======== Source excerpt ========

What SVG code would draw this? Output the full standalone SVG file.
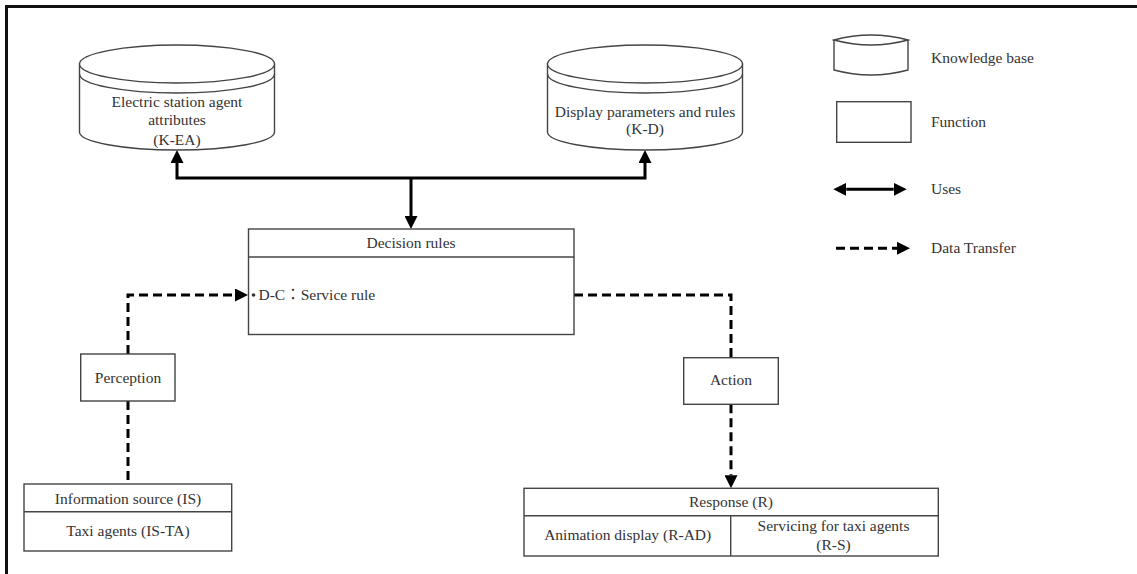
<svg xmlns="http://www.w3.org/2000/svg" width="1137" height="574" viewBox="0 0 1137 574">
<style>
  .txt { font-family: "Liberation Serif", "Times New Roman", "Noto Sans CJK TC", serif; font-size: 15.5px; fill: #333; }
  .mid { text-anchor: middle; }
  .box { fill: #fff; stroke: #444; stroke-width: 1.4; }
  .ln { fill: none; stroke: #444; stroke-width: 1.4; }
  .uses { fill: none; stroke: #000; stroke-width: 3; }
  .data { fill: none; stroke: #000; stroke-width: 3; stroke-dasharray: 9 5; }
</style>
<defs>
  <marker id="head" markerUnits="userSpaceOnUse" markerWidth="14" markerHeight="13" refX="0" refY="6.5" orient="auto-start-reverse">
    <path d="M0,0 L13,6.5 L0,13 Z" fill="#000"/>
  </marker>
</defs>
<rect x="0" y="0" width="1137" height="574" fill="#fff"/>
<path d="M6.5,574 V6.5 H1137" fill="none" stroke="#111" stroke-width="3"/>

<g id="connectors">
  <path class="uses" d="M177,163 V178 H645 V163" marker-start="url(#head)" marker-end="url(#head)"/>
  <path class="uses" d="M411,178 V216" marker-end="url(#head)"/>
  <path class="data" d="M128,354 V295 H235" marker-end="url(#head)"/>
  <path class="data" d="M128,401 V484"/>
  <path class="data" d="M574,295 H731 V357.7"/>
  <path class="data" d="M731,404.3 V475.3" marker-end="url(#head)"/>
</g>

<g id="k-ea">
  <path class="box" d="M79.5,64 V132 A97.5,18 0 0 0 274.5,132 V64 Z"/>
  <ellipse class="box" cx="177" cy="64" rx="97.5" ry="19"/>
  <path class="ln" d="M79.5,74 A97.5,19 0 0 0 274.5,74"/>
  <text class="txt mid" x="177" y="107">Electric station agent</text>
  <text class="txt mid" x="177" y="125">attributes</text>
  <text class="txt mid" x="177" y="145">(K-EA)</text>
</g>

<g id="k-d">
  <path class="box" d="M547.5,64 V132 A97.5,18 0 0 0 742.5,132 V64 Z"/>
  <ellipse class="box" cx="645" cy="64" rx="97.5" ry="19"/>
  <path class="ln" d="M547.5,74 A97.5,19 0 0 0 742.5,74"/>
  <text class="txt mid" x="645" y="117">Display parameters and rules</text>
  <text class="txt mid" x="645" y="134">(K-D)</text>
</g>

<g id="decision">
  <rect class="box" x="248.5" y="229" width="325.5" height="105.5"/>
  <line class="ln" x1="248.5" y1="257" x2="574" y2="257"/>
  <text class="txt mid" x="411" y="248">Decision rules</text>
  <circle cx="253.5" cy="295" r="1.8" fill="#333"/>
  <text class="txt" x="258.5" y="300">D-C：Service rule</text>
</g>

<g id="perception">
  <rect class="box" x="80.7" y="354" width="94.3" height="47"/>
  <text class="txt mid" x="128" y="383">Perception</text>
</g>

<g id="info-source">
  <rect class="box" x="24" y="484" width="207.7" height="67"/>
  <line class="ln" x1="24" y1="511.7" x2="231.7" y2="511.7"/>
  <text class="txt mid" x="128" y="504">Information source (IS)</text>
  <text class="txt mid" x="128" y="536">Taxi agents (IS-TA)</text>
</g>

<g id="action">
  <rect class="box" x="683.7" y="357.7" width="94.6" height="46.6"/>
  <text class="txt mid" x="731" y="385">Action</text>
</g>

<g id="response">
  <rect class="box" x="524" y="488.3" width="414.3" height="67.7"/>
  <line class="ln" x1="524" y1="515.7" x2="938.3" y2="515.7"/>
  <line class="ln" x1="730.7" y1="515.7" x2="730.7" y2="556"/>
  <text class="txt mid" x="731" y="507">Response (R)</text>
  <text class="txt mid" x="627.7" y="540">Animation display (R-AD)</text>
  <text class="txt mid" x="833.5" y="531">Servicing for taxi agents</text>
  <text class="txt mid" x="833.5" y="550">(R-S)</text>
</g>

<g id="legend">
  <path class="ln" d="M834,40 Q871,30 908,40 Q871,50 834,40 Z"/>
  <path class="ln" d="M834,40 V70 Q871,80 908,70 V40"/>
  <text class="txt" x="931" y="63">Knowledge base</text>
  <rect class="box" x="836.7" y="101.7" width="74.3" height="40.6"/>
  <text class="txt" x="931" y="127">Function</text>
  <path class="uses" d="M846.3,189.3 H893.7" marker-start="url(#head)" marker-end="url(#head)"/>
  <text class="txt" x="931" y="194">Uses</text>
  <path class="data" d="M836,248.3 H897" marker-end="url(#head)"/>
  <text class="txt" x="931" y="253">Data Transfer</text>
</g>
</svg>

========

### What this task involves
Pictures excluded, quote all the data above exactly.

### Exercise response
What SVG code would draw this? Output the full standalone SVG file.
<svg xmlns="http://www.w3.org/2000/svg" width="1137" height="574" viewBox="0 0 1137 574">
<style>
  .txt { font-family: "Liberation Serif", "Times New Roman", "Noto Sans CJK TC", serif; font-size: 15.5px; fill: #333; }
  .mid { text-anchor: middle; }
  .box { fill: #fff; stroke: #444; stroke-width: 1.4; }
  .ln { fill: none; stroke: #444; stroke-width: 1.4; }
  .uses { fill: none; stroke: #000; stroke-width: 3; }
  .data { fill: none; stroke: #000; stroke-width: 3; stroke-dasharray: 9 5; }
</style>
<defs>
  <marker id="head" markerUnits="userSpaceOnUse" markerWidth="14" markerHeight="13" refX="0" refY="6.5" orient="auto-start-reverse">
    <path d="M0,0 L13,6.5 L0,13 Z" fill="#000"/>
  </marker>
</defs>
<rect x="0" y="0" width="1137" height="574" fill="#fff"/>
<path d="M6.5,574 V6.5 H1137" fill="none" stroke="#111" stroke-width="3"/>

<g id="connectors">
  <path class="uses" d="M177,163 V178 H645 V163" marker-start="url(#head)" marker-end="url(#head)"/>
  <path class="uses" d="M411,178 V216" marker-end="url(#head)"/>
  <path class="data" d="M128,354 V295 H235" marker-end="url(#head)"/>
  <path class="data" d="M128,401 V484"/>
  <path class="data" d="M574,295 H731 V357.7"/>
  <path class="data" d="M731,404.3 V475.3" marker-end="url(#head)"/>
</g>

<g id="k-ea">
  <path class="box" d="M79.5,64 V132 A97.5,18 0 0 0 274.5,132 V64 Z"/>
  <ellipse class="box" cx="177" cy="64" rx="97.5" ry="19"/>
  <path class="ln" d="M79.5,74 A97.5,19 0 0 0 274.5,74"/>
  <text class="txt mid" x="177" y="107">Electric station agent</text>
  <text class="txt mid" x="177" y="125">attributes</text>
  <text class="txt mid" x="177" y="145">(K-EA)</text>
</g>

<g id="k-d">
  <path class="box" d="M547.5,64 V132 A97.5,18 0 0 0 742.5,132 V64 Z"/>
  <ellipse class="box" cx="645" cy="64" rx="97.5" ry="19"/>
  <path class="ln" d="M547.5,74 A97.5,19 0 0 0 742.5,74"/>
  <text class="txt mid" x="645" y="117">Display parameters and rules</text>
  <text class="txt mid" x="645" y="134">(K-D)</text>
</g>

<g id="decision">
  <rect class="box" x="248.5" y="229" width="325.5" height="105.5"/>
  <line class="ln" x1="248.5" y1="257" x2="574" y2="257"/>
  <text class="txt mid" x="411" y="248">Decision rules</text>
  <circle cx="253.5" cy="295" r="1.8" fill="#333"/>
  <text class="txt" x="258.5" y="300">D-C：Service rule</text>
</g>

<g id="perception">
  <rect class="box" x="80.7" y="354" width="94.3" height="47"/>
  <text class="txt mid" x="128" y="383">Perception</text>
</g>

<g id="info-source">
  <rect class="box" x="24" y="484" width="207.7" height="67"/>
  <line class="ln" x1="24" y1="511.7" x2="231.7" y2="511.7"/>
  <text class="txt mid" x="128" y="504">Information source (IS)</text>
  <text class="txt mid" x="128" y="536">Taxi agents (IS-TA)</text>
</g>

<g id="action">
  <rect class="box" x="683.7" y="357.7" width="94.6" height="46.6"/>
  <text class="txt mid" x="731" y="385">Action</text>
</g>

<g id="response">
  <rect class="box" x="524" y="488.3" width="414.3" height="67.7"/>
  <line class="ln" x1="524" y1="515.7" x2="938.3" y2="515.7"/>
  <line class="ln" x1="730.7" y1="515.7" x2="730.7" y2="556"/>
  <text class="txt mid" x="731" y="507">Response (R)</text>
  <text class="txt mid" x="627.7" y="540">Animation display (R-AD)</text>
  <text class="txt mid" x="833.5" y="531">Servicing for taxi agents</text>
  <text class="txt mid" x="833.5" y="550">(R-S)</text>
</g>

<g id="legend">
  <path class="ln" d="M834,40 Q871,30 908,40 Q871,50 834,40 Z"/>
  <path class="ln" d="M834,40 V70 Q871,80 908,70 V40"/>
  <text class="txt" x="931" y="63">Knowledge base</text>
  <rect class="box" x="836.7" y="101.7" width="74.3" height="40.6"/>
  <text class="txt" x="931" y="127">Function</text>
  <path class="uses" d="M846.3,189.3 H893.7" marker-start="url(#head)" marker-end="url(#head)"/>
  <text class="txt" x="931" y="194">Uses</text>
  <path class="data" d="M836,248.3 H897" marker-end="url(#head)"/>
  <text class="txt" x="931" y="253">Data Transfer</text>
</g>
</svg>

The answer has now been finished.